The moderator for the roundtable will be Prita Meier, Associate Professor of African Art History at the Institute of Fine Arts at NYU.

Kathryn Howley is the Lila Acheson Wallace Assistant Professor of Ancient Egyptian Art at the Institute of Fine Arts at NYU. An archaeologist and art historian, she investigates the role of material culture in intercultural exchanges, focusing on Egypt and Nubia during the first millennium BCE. Her research combines Egyptological, anthropological, and art historical approaches to explore how objects shaped social systems and cultural interactions. She directs fieldwork at Sanam, Sudan, examining Nubian use of Egyptian material culture under the Kushite dynasty. She is currently completing her first book, The Royal Tombs of Nuri: Interaction and Material Culture Exchange between Kush and Egypt c. 650-580 BC.
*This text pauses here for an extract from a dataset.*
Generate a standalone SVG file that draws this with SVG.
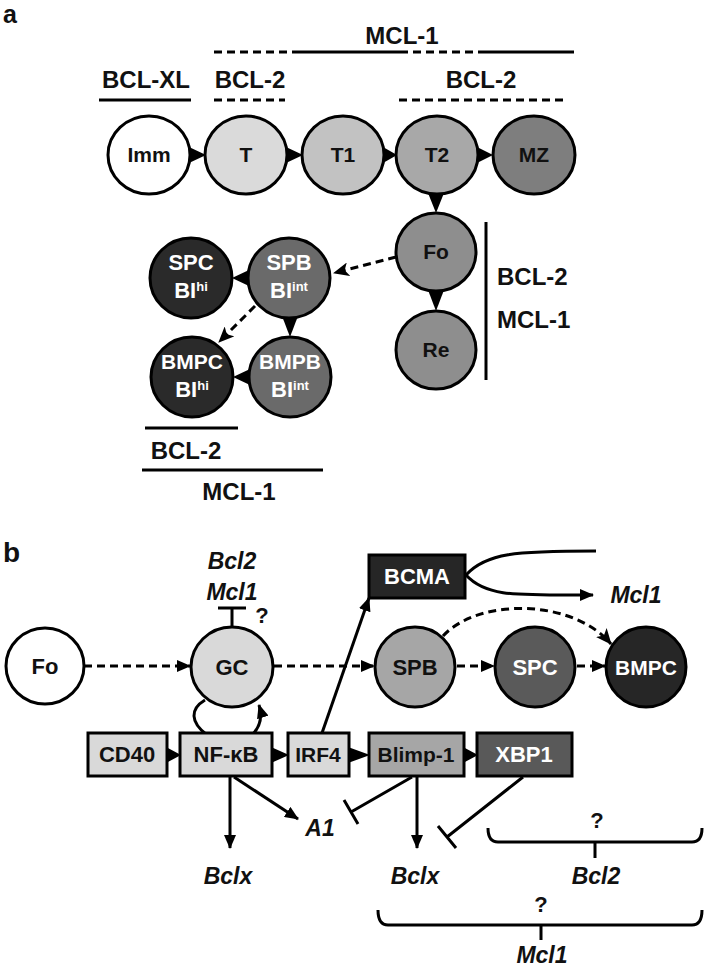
<svg xmlns="http://www.w3.org/2000/svg" width="706" height="969" viewBox="0 0 706 969">
<style>
text{font-family:"Liberation Sans",Arial,sans-serif;font-weight:bold;fill:#111}
.lbl{font-size:24px}
.cl{font-size:21px;text-anchor:middle}
.w{fill:#fff}
.it{font-style:italic;font-size:23px;text-anchor:middle}
.q{font-size:22px;text-anchor:middle}
.node{stroke:#000;stroke-width:3}
.ln{stroke:#000;stroke-width:3;fill:none}
.ds{stroke:#000;stroke-width:3;fill:none;stroke-dasharray:8 5}
.tri{fill:#000}
</style>
<defs>
<marker id="ah" markerUnits="userSpaceOnUse" markerWidth="14" markerHeight="12" refX="13" refY="6" orient="auto"><path d="M0,0 L14,6 L0,12 z" fill="#000"/></marker>
<marker id="an" markerUnits="userSpaceOnUse" markerWidth="16" markerHeight="14" refX="15" refY="7" orient="auto"><path d="M0,0 L16,7 L0,14 L4,7 z" fill="#000"/></marker>
</defs>

<!-- Panel a -->
<text x="3" y="23" style="font-size:25px">a</text>
<g id="labels-a">
<text class="lbl" x="402" y="44" text-anchor="middle">MCL-1</text>
<text class="lbl" x="146" y="88" text-anchor="middle">BCL-XL</text>
<text class="lbl" x="250" y="88" text-anchor="middle">BCL-2</text>
<text class="lbl" x="481" y="88" text-anchor="middle">BCL-2</text>
<text class="lbl" x="497" y="285">BCL-2</text>
<text class="lbl" x="497" y="328">MCL-1</text>
<text class="lbl" x="186" y="459" text-anchor="middle">BCL-2</text>
<text class="lbl" x="239" y="500" text-anchor="middle">MCL-1</text>
</g>
<g id="bars-a">
<path class="ds" d="M214 52 H292"/>
<path class="ln" d="M292 52 H400"/>
<path class="ds" d="M400 52 H480"/>
<path class="ln" d="M480 52 H574"/>
<path class="ln" d="M99 100 H191"/>
<path class="ds" d="M214 100 H285"/>
<path class="ds" d="M399 100 H568"/>
<path class="ln" d="M486 222 V380"/>
<path class="ln" d="M145 428 H238"/>
<path class="ln" d="M142 470 H323"/>
</g>
<g id="connectors-a">
<polygon class="tri" points="189,147 189,163 206,155"/>
<polygon class="tri" points="286,147 286,163 303,155"/>
<polygon class="tri" points="383,147 383,163 397,155"/>
<polygon class="tri" points="477,147 477,163 493,155"/>
<polygon class="tri" points="428,193 444,193 436,213"/>
<polygon class="tri" points="428,290 444,290 436,311"/>
<polygon class="tri" points="249,270 249,286 232,278"/>
<polygon class="tri" points="282,316 298,316 290,337"/>
<polygon class="tri" points="250,369 250,385 233,377"/>
<path class="ds" d="M396 257 L334 273" marker-end="url(#an)"/>
<path class="ds" d="M255 306 L219 342" marker-end="url(#an)"/>
</g>
<g id="a-Imm"><ellipse class="node" cx="149" cy="155" rx="41" ry="39" fill="#fff"/><text class="cl" x="149" y="162">Imm</text></g>
<g id="a-T"><ellipse class="node" cx="246" cy="155" rx="41" ry="39" fill="#dadada"/><text class="cl" x="246" y="162">T</text></g>
<g id="a-T1"><ellipse class="node" cx="343" cy="155" rx="41" ry="39" fill="#c2c2c2"/><text class="cl" x="343" y="162">T1</text></g>
<g id="a-T2"><ellipse class="node" cx="437" cy="155" rx="41" ry="39" fill="#a8a8a8"/><text class="cl" x="437" y="162">T2</text></g>
<g id="a-MZ"><ellipse class="node" cx="534" cy="155" rx="41" ry="39" fill="#7e7e7e"/><text class="cl" x="534" y="162">MZ</text></g>
<g id="a-Fo"><ellipse class="node" cx="436" cy="252" rx="40" ry="39" fill="#8e8e8e"/><text class="cl" x="436" y="259">Fo</text></g>
<g id="a-Re"><ellipse class="node" cx="436" cy="350" rx="40" ry="39" fill="#8e8e8e"/><text class="cl" x="436" y="357">Re</text></g>
<g id="a-SPC"><ellipse class="node" cx="191" cy="278" rx="41" ry="40" fill="#2a2a2a"/><text class="cl w" x="191" y="270" style="font-size:22px">SPC</text><text class="cl w" x="191" y="298" style="font-size:22px">BI<tspan style="font-size:13px" dy="-7">hi</tspan></text></g>
<g id="a-SPB"><ellipse class="node" cx="289" cy="278" rx="41" ry="40" fill="#6a6a6a"/><text class="cl w" x="289" y="270" style="font-size:22px">SPB</text><text class="cl w" x="289" y="298" style="font-size:22px">BI<tspan style="font-size:13px" dy="-7">int</tspan></text></g>
<g id="a-BMPC"><ellipse class="node" cx="192" cy="377" rx="41" ry="40" fill="#2a2a2a"/><text class="cl w" x="192" y="369" style="font-size:21px">BMPC</text><text class="cl w" x="192" y="397" style="font-size:22px">BI<tspan style="font-size:13px" dy="-7">hi</tspan></text></g>
<g id="a-BMPB"><ellipse class="node" cx="290" cy="377" rx="41" ry="40" fill="#6a6a6a"/><text class="cl w" x="290" y="369" style="font-size:21px">BMPB</text><text class="cl w" x="290" y="397" style="font-size:22px">BI<tspan style="font-size:13px" dy="-7">int</tspan></text></g>

<!-- Panel b -->
<text x="3" y="562" style="font-size:28px">b</text>
<g id="connectors-b">
<path class="ds" d="M84 666 H190" marker-end="url(#ah)"/>
<path class="ds" d="M274 666 H374" marker-end="url(#ah)"/>
<path class="ds" d="M457 666 H494" marker-end="url(#ah)"/>
<path class="ds" d="M577 666 H605" marker-end="url(#ah)"/>
<path class="ds" d="M443 636 C478 598 572 598 611 644" marker-end="url(#an)"/>
<path class="ln" d="M322 733 L369 598" marker-end="url(#ah)"/>
<path class="ln" d="M466 575 C486 553 515 551 596 551"/>
<path class="ln" d="M466 575 C486 597 515 595 593 595" marker-end="url(#ah)"/>
<path class="ln" d="M232 628 V608 M218 608 H246"/>
<path class="ln" d="M207 735 C190 722 190 709 205 700"/>
<path class="ln" d="M252 735 C260 727 263 718 259 705" marker-end="url(#ah)"/>
<polygon class="tri" points="166,747 166,763 181,755"/>
<polygon class="tri" points="271,747 271,763 289,755"/>
<polygon class="tri" points="348,747 348,763 370,755"/>
<polygon class="tri" points="463,747 463,763 478,755"/>
<path class="ln" d="M230 777 V848" marker-end="url(#ah)"/>
<path class="ln" d="M234 777 L298 819" marker-end="url(#ah)"/>
<path class="ln" d="M412 777 L351 812 M344 800 L358 824"/>
<path class="ln" d="M417 777 V848" marker-end="url(#ah)"/>
<path class="ln" d="M523 777 L447 837 M438 826 L456 848"/>
<path class="ln" d="M488 828 Q488 842 498 842 H692 Q702 842 702 828 M595 842 V858"/>
<path class="ln" d="M378 910 Q378 925 388 925 H692 Q702 925 702 910 M541 925 V940"/>
</g>
<g id="b-Fo"><ellipse class="node" cx="45" cy="666" rx="39" ry="38" fill="#fff"/><text class="cl" x="45" y="674" style="font-size:22px">Fo</text></g>
<g id="b-GC"><ellipse class="node" cx="232" cy="667" rx="41" ry="40" fill="#d9d9d9"/><text class="cl" x="232" y="675" style="font-size:22px">GC</text></g>
<g id="b-SPB"><ellipse class="node" cx="415" cy="667" rx="40" ry="40" fill="#a6a6a6"/><text class="cl" x="415" y="675" style="font-size:22px">SPB</text></g>
<g id="b-SPC"><ellipse class="node" cx="535" cy="667" rx="40" ry="40" fill="#5a5a5a"/><text class="cl w" x="535" y="675" style="font-size:22px">SPC</text></g>
<g id="b-BMPC"><ellipse class="node" cx="646" cy="667" rx="40" ry="40" fill="#262626"/><text class="cl w" x="646" y="675" style="font-size:21px">BMPC</text></g>
<g id="b-BCMA"><rect class="node" x="369" y="555" width="96" height="43" fill="#262626"/><text class="cl w" x="417" y="584" style="font-size:22px">BCMA</text></g>
<g id="b-CD40"><rect class="node" x="88" y="733" width="79" height="43" fill="#d9d9d9"/><text class="cl" x="127" y="762" style="font-size:22px">CD40</text></g>
<g id="b-NFkB"><rect class="node" x="180" y="733" width="92" height="43" fill="#d9d9d9"/><text class="cl" x="226" y="762" style="font-size:22px">NF-κB</text></g>
<g id="b-IRF4"><rect class="node" x="288" y="733" width="61" height="43" fill="#d9d9d9"/><text class="cl" x="318" y="762" style="font-size:21px">IRF4</text></g>
<g id="b-Blimp1"><rect class="node" x="369" y="733" width="95" height="43" fill="#a6a6a6"/><text class="cl" x="416" y="762" style="font-size:21px">Blimp-1</text></g>
<g id="b-XBP1"><rect class="node" x="477" y="733" width="95" height="43" fill="#595959"/><text class="cl w" x="524" y="762" style="font-size:22px">XBP1</text></g>
<g id="labels-b">
<text class="it" x="232" y="569">Bcl2</text>
<text class="it" x="232" y="600">Mcl1</text>
<text class="q" x="262" y="623">?</text>
<text class="it" x="636" y="603">Mcl1</text>
<text class="it" x="320" y="836">A1</text>
<text class="it" x="228" y="884">Bclx</text>
<text class="it" x="415" y="884">Bclx</text>
<text class="it" x="596" y="884">Bcl2</text>
<text class="q" x="597" y="828">?</text>
<text class="q" x="541" y="912">?</text>
<text class="it" x="542" y="963">Mcl1</text>
</g>
</svg>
Erich Kessel is Assistant Professor of Black Diaspora and African-American Arts at the Institute of Fine Arts at NYU. His research examines how racial violence shapes the conceptual and historical frameworks of visuality, aesthetics, and embodiment. Integrating interdisciplinary approaches from Black Studies, Marxist critique, psychoanalysis, and media theory, his work interrogates art, images, and exhibitions as reflections of racial hierarchies and capitalism. His current book project investigates the racial, aesthetic and political-economic work of the idea of the image across a variety of artistic practices, media, and forms of sociality since the 1970s. He is co-editor of An Excess of Quiet: Selected Sketches by Gustavo Ojeda, 1979–1989.
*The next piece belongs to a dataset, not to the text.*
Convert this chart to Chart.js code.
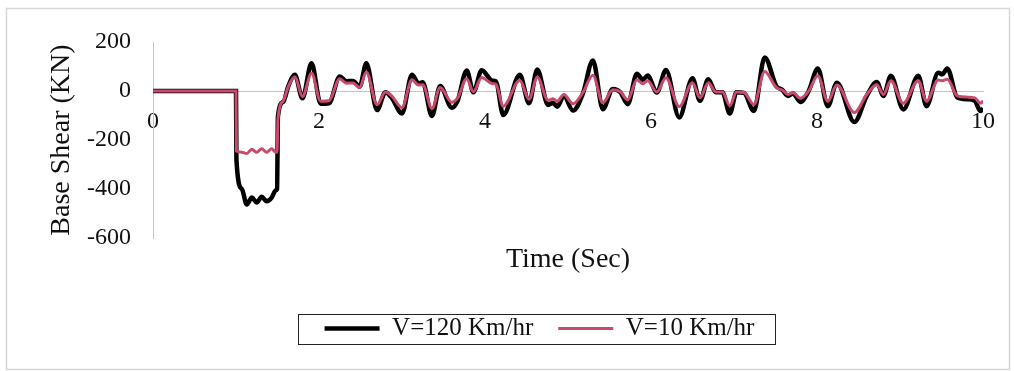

Nadia Yala Kisukidi is Associate Professor of French Literature, Thought and Culture at NYU. She is a philosopher specializing in French and Africana thought. She has taught at the University of Geneva and Paris 8 Vincennes-Saint-Denis and served as Vice-President of the Collège International de Philosophie (2014–2016). A fellow at Columbia University’s Institute for Ideas and Imagination (2022–2023), she co-curated the Yango II Biennale in Kinshasa. Her works include Bergson ou l’humanité créatrice (2013), Dialogue transatlantique with Djamila Ribeiro (2021), and the novel La Dissociation (2022). Kisukidi also contributed to Colonisations. Notre histoire (2023) and Borders, Human Itineraries, and All Our Relations (2023)

*The program will be presented onsite at the James B. Duke House and live-streamed to those who join us virtually. Limited in person seats are available.

Please note that due to the sensitive nature of the roundtable, this event will not be recorded.